Report the count of lines below that include "Convert", without any other text.

> _MATERIAL FOR THIS EXERCISE_:
— BEGIN —

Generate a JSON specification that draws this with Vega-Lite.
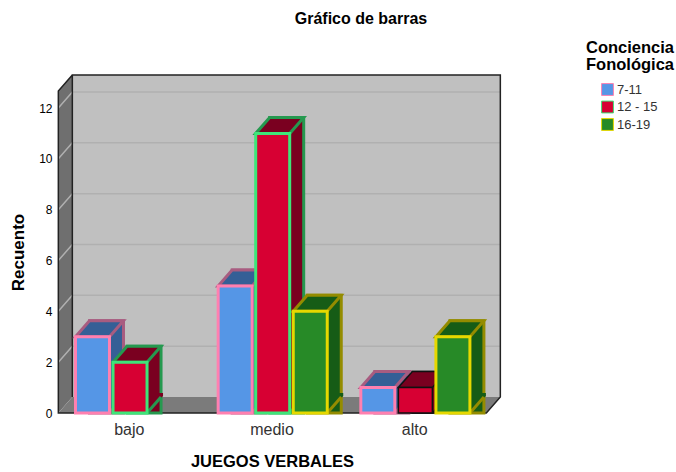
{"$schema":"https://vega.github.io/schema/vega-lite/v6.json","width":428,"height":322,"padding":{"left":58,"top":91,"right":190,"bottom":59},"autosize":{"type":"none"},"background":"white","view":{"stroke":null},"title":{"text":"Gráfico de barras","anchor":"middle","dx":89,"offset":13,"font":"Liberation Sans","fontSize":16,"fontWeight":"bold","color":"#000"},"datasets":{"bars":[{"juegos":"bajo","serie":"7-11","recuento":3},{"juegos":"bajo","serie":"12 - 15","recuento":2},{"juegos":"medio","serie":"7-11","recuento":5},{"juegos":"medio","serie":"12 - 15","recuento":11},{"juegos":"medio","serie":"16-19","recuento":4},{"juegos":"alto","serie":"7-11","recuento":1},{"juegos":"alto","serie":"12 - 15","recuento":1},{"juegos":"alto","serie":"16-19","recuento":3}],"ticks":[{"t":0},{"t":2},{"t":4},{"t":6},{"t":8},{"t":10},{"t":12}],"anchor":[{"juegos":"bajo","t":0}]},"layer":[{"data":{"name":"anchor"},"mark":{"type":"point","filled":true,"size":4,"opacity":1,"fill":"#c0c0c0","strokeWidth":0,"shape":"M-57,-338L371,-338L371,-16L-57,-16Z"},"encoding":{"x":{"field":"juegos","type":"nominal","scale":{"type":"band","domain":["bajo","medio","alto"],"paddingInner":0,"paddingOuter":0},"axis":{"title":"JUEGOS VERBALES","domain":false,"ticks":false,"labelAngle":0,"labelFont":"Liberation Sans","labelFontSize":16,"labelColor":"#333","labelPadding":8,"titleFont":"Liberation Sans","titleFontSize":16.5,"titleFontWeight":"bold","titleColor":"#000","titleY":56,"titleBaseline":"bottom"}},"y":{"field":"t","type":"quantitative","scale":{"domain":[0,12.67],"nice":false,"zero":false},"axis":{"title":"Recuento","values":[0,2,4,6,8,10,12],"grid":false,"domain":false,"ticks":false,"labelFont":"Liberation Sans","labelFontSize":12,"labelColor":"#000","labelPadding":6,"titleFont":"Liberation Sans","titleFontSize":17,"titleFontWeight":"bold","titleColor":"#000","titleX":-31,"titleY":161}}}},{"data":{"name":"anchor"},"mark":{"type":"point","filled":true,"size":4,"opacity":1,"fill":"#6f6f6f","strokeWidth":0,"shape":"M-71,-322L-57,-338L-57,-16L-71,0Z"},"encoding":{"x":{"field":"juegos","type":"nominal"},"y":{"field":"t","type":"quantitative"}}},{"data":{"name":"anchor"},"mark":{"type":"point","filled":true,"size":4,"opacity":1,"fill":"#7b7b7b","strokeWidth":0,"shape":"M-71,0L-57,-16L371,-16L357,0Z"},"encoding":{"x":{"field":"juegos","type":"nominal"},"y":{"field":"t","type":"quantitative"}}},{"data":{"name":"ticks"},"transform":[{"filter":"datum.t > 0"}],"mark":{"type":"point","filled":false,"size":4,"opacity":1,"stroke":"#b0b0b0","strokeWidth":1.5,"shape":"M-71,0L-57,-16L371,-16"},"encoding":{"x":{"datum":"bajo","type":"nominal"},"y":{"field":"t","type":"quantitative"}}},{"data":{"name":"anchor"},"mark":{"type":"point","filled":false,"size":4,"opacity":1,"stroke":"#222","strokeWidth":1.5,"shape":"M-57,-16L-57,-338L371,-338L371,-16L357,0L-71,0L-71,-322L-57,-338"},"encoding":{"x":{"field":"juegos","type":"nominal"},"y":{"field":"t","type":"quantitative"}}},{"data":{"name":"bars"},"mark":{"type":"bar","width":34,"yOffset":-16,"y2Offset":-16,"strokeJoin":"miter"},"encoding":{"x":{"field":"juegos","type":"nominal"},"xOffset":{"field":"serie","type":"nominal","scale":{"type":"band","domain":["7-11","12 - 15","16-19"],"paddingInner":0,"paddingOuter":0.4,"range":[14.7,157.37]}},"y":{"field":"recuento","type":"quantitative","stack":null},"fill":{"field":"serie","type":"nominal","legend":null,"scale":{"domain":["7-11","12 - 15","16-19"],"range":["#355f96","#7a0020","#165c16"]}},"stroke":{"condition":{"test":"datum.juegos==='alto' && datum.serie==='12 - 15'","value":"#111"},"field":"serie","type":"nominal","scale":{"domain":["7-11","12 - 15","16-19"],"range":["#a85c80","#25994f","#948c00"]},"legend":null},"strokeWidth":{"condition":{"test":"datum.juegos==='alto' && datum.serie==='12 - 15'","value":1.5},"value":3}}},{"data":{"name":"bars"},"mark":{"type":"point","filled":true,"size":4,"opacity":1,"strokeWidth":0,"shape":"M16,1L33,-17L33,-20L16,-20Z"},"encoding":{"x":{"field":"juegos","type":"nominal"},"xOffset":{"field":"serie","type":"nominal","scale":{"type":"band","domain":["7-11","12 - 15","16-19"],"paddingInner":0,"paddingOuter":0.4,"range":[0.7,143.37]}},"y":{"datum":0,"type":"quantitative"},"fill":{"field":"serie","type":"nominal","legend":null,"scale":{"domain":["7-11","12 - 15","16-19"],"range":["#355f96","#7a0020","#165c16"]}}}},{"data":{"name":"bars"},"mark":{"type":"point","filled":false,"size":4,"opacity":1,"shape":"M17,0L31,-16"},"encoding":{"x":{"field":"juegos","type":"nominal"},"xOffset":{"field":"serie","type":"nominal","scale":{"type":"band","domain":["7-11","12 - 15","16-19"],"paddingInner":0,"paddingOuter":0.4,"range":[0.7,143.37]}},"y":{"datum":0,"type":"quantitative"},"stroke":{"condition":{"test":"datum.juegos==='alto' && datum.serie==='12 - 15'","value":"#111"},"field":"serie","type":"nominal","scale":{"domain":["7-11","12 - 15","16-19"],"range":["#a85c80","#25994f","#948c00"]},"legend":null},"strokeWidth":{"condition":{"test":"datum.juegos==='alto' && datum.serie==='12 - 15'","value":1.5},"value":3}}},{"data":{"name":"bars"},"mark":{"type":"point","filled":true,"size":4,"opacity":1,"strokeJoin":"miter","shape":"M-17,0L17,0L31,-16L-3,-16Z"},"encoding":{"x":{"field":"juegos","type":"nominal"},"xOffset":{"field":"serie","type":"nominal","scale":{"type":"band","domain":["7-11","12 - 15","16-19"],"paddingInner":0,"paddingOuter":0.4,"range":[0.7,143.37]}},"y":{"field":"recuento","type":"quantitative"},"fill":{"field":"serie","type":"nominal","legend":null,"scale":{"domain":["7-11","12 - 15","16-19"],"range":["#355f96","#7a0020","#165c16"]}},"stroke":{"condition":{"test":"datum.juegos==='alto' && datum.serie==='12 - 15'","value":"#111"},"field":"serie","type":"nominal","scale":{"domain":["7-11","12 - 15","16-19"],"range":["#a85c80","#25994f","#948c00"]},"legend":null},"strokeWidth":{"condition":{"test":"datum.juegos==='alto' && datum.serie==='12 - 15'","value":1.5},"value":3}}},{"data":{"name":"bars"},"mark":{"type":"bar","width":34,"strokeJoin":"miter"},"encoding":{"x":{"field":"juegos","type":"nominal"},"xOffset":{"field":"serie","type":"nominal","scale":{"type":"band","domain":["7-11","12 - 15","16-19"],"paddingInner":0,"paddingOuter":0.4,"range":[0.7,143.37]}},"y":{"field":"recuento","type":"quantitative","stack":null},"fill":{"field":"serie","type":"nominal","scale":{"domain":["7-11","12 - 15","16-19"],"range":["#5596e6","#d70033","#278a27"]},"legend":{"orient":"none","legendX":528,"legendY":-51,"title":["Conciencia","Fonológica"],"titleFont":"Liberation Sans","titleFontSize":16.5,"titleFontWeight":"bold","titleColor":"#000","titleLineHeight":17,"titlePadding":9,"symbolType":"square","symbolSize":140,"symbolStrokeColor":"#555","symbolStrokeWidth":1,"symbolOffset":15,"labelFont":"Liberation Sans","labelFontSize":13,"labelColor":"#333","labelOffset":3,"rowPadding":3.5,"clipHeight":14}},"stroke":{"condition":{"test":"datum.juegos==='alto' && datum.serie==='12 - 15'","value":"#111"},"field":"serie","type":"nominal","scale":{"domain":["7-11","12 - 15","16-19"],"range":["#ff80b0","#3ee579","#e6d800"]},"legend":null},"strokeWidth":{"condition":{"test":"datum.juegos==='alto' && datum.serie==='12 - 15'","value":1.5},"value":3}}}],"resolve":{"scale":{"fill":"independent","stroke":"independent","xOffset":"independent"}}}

— END —
— BEGIN —

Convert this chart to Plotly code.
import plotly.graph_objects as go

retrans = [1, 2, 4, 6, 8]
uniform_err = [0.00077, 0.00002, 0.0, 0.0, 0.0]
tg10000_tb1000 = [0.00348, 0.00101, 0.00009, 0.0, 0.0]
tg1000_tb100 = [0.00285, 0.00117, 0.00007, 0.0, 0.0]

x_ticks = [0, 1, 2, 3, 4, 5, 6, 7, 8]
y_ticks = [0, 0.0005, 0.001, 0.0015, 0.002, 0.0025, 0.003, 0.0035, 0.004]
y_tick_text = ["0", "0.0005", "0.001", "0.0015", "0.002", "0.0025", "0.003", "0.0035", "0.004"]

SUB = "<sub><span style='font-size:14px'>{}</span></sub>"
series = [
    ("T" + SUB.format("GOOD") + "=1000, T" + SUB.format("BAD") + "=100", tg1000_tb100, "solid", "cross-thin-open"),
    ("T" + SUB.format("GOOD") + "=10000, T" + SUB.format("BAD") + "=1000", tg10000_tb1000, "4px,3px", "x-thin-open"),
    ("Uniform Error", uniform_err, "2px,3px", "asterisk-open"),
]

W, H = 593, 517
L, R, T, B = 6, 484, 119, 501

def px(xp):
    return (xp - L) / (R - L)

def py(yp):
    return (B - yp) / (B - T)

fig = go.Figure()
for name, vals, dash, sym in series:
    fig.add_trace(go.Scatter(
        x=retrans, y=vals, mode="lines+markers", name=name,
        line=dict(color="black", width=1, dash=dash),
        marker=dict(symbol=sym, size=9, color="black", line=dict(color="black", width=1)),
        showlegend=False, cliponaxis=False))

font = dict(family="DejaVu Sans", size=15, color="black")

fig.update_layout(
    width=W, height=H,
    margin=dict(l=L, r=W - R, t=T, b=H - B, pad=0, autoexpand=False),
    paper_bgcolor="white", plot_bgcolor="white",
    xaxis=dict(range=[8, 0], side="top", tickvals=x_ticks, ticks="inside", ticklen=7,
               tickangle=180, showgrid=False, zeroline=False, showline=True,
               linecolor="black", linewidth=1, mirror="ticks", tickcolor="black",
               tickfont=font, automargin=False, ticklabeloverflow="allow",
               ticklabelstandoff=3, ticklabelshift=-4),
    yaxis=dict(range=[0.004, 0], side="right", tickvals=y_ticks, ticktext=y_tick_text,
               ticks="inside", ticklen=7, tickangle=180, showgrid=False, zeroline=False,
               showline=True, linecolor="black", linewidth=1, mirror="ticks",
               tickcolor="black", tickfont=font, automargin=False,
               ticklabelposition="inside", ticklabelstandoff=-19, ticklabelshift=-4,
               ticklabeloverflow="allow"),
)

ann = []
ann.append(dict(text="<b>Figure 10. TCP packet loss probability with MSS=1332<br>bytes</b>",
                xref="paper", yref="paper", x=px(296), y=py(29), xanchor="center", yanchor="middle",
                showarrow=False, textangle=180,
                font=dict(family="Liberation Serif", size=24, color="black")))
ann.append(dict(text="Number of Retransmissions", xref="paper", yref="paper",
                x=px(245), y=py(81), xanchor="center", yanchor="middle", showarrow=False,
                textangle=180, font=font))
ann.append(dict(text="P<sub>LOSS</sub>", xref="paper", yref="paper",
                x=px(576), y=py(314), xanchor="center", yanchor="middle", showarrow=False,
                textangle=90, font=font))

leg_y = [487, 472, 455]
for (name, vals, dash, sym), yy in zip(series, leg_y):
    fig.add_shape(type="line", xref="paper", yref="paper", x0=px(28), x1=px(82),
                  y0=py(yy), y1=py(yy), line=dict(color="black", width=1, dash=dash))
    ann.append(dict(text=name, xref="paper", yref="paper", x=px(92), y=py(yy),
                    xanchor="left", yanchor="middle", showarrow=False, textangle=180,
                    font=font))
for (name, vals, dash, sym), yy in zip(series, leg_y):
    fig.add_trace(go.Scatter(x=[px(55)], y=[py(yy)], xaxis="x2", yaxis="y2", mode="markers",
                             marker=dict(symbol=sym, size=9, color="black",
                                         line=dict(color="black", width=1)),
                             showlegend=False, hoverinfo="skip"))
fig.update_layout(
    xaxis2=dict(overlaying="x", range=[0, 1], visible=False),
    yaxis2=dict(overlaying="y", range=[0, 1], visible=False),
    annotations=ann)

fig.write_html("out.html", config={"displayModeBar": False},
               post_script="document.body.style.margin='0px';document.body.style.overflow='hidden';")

— END —
— BEGIN —

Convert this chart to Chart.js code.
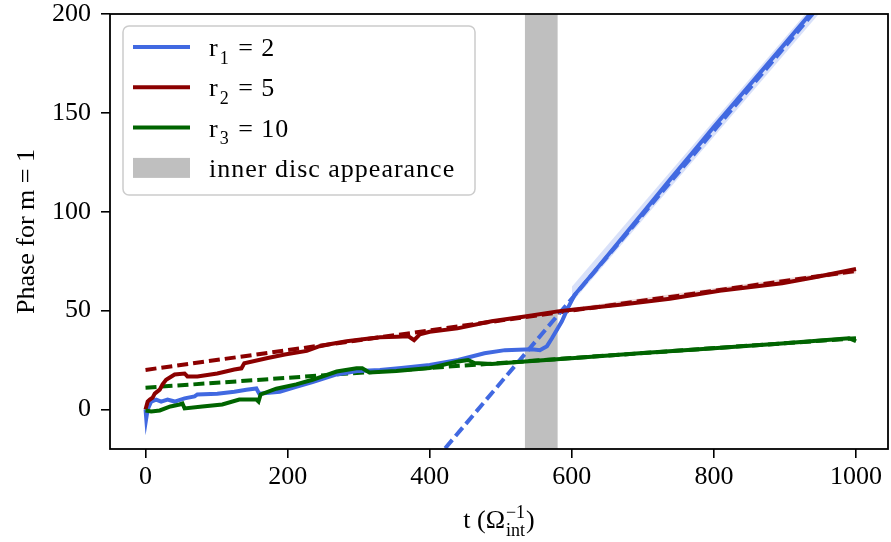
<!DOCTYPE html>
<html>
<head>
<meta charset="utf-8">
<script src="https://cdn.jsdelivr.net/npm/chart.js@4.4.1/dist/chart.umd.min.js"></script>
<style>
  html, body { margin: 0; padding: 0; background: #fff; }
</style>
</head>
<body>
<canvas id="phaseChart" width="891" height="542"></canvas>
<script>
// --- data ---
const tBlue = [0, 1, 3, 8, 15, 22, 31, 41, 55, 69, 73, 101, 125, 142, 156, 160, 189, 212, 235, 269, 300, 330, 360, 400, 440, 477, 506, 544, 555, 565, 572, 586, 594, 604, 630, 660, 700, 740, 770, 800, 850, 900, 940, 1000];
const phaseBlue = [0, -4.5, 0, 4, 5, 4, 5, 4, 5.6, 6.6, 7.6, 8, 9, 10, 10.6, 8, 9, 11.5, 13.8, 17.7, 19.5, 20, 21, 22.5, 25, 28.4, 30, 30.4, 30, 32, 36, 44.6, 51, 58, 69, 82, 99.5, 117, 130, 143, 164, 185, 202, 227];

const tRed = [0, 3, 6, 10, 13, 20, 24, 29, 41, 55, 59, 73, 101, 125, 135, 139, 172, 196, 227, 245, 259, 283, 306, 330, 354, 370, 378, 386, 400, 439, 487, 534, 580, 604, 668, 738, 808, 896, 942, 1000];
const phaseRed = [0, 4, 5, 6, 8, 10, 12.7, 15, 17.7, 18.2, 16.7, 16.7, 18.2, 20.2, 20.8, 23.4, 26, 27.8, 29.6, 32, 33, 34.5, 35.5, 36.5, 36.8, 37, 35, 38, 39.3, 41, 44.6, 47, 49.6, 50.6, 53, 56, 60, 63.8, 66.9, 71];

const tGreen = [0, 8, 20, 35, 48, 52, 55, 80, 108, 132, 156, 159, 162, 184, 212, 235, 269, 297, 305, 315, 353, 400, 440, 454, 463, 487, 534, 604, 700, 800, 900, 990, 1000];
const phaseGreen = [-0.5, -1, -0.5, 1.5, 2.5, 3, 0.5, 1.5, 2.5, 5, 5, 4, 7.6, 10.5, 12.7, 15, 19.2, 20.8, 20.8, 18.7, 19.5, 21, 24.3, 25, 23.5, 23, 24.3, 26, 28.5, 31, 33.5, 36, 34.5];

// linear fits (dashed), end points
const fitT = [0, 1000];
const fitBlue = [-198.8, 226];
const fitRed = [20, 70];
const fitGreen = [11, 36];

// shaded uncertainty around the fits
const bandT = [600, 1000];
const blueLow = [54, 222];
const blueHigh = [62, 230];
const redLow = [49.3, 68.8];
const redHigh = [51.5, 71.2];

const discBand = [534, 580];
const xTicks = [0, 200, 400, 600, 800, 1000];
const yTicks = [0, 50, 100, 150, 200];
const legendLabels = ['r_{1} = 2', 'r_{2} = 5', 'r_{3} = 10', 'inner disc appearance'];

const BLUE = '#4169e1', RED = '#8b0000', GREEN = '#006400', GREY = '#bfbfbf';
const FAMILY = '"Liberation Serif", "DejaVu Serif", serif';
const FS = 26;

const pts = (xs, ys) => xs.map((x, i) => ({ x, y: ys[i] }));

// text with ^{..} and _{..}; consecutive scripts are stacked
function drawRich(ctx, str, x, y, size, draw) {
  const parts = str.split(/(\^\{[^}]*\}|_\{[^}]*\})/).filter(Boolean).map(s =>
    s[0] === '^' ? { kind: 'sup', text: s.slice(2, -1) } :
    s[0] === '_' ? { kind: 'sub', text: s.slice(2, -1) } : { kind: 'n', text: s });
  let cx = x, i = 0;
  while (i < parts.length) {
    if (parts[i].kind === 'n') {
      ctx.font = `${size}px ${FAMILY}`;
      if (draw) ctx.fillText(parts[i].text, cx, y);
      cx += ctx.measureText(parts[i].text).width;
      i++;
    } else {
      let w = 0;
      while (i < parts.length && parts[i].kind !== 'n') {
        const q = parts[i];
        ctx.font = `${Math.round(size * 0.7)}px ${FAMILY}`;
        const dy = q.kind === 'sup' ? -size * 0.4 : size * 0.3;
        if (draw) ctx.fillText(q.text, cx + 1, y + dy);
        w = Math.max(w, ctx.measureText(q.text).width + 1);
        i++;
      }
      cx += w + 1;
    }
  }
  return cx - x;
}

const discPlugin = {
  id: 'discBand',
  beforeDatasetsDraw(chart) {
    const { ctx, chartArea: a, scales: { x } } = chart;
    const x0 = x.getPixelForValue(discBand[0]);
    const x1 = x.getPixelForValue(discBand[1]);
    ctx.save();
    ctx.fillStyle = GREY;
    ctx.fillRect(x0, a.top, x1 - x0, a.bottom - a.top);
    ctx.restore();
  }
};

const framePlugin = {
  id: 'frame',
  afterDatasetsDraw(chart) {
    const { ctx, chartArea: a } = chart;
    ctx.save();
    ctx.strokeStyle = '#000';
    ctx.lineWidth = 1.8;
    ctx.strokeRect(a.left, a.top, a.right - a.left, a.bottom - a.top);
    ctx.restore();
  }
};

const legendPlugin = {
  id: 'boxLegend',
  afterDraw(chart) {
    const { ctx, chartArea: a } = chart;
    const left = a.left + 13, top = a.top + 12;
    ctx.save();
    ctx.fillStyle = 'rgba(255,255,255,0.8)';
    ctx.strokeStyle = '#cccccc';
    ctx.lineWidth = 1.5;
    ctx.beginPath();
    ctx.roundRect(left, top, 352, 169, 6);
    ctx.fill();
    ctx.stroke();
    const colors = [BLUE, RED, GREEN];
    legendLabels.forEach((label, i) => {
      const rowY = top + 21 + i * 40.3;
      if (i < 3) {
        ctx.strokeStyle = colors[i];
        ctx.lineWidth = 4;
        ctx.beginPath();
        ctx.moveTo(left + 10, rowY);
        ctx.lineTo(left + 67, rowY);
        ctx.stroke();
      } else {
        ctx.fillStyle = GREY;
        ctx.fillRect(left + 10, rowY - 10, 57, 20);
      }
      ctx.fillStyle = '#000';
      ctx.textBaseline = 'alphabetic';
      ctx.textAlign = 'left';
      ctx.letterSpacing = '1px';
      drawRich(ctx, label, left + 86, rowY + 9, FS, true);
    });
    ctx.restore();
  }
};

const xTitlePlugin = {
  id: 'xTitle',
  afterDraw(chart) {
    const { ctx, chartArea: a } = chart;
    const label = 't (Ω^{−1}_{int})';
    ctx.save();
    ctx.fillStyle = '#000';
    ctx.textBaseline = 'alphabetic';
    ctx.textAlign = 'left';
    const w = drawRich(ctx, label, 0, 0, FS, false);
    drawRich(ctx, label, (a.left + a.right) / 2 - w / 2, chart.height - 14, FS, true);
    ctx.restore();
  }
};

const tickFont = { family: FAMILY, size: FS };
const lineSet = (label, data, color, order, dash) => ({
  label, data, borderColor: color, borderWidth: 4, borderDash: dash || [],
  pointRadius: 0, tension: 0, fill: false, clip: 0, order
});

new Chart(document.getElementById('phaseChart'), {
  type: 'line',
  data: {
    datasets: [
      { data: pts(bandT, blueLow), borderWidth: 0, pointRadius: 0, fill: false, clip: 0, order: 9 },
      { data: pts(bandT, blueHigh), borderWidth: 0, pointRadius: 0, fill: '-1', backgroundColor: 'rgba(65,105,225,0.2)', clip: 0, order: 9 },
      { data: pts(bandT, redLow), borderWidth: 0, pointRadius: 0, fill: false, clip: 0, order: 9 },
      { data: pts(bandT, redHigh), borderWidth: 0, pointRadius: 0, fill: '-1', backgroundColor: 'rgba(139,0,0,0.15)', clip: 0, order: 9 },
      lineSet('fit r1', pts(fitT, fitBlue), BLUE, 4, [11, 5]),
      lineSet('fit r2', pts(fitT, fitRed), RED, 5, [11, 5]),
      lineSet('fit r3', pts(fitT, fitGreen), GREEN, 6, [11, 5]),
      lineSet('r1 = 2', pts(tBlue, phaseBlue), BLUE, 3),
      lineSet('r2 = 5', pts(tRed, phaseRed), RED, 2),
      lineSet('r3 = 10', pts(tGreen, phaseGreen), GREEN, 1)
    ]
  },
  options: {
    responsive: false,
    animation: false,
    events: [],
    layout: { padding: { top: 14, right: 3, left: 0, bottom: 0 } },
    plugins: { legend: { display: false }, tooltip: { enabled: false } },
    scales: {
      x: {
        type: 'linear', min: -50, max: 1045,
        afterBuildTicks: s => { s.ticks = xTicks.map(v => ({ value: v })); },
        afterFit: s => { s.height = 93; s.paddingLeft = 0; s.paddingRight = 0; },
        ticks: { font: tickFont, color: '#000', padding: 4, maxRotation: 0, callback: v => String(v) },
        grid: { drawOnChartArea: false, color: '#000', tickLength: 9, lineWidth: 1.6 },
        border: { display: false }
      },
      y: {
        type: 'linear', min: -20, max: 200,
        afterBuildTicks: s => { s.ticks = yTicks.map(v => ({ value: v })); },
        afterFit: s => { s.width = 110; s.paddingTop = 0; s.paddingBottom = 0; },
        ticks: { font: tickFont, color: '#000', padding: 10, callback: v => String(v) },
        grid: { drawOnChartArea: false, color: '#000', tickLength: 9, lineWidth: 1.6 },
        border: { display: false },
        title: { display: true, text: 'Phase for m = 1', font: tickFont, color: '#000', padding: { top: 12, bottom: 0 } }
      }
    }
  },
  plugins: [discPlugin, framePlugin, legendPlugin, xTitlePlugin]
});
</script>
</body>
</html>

— END —

> _SOLUTION TO THE PROBLEM_:
2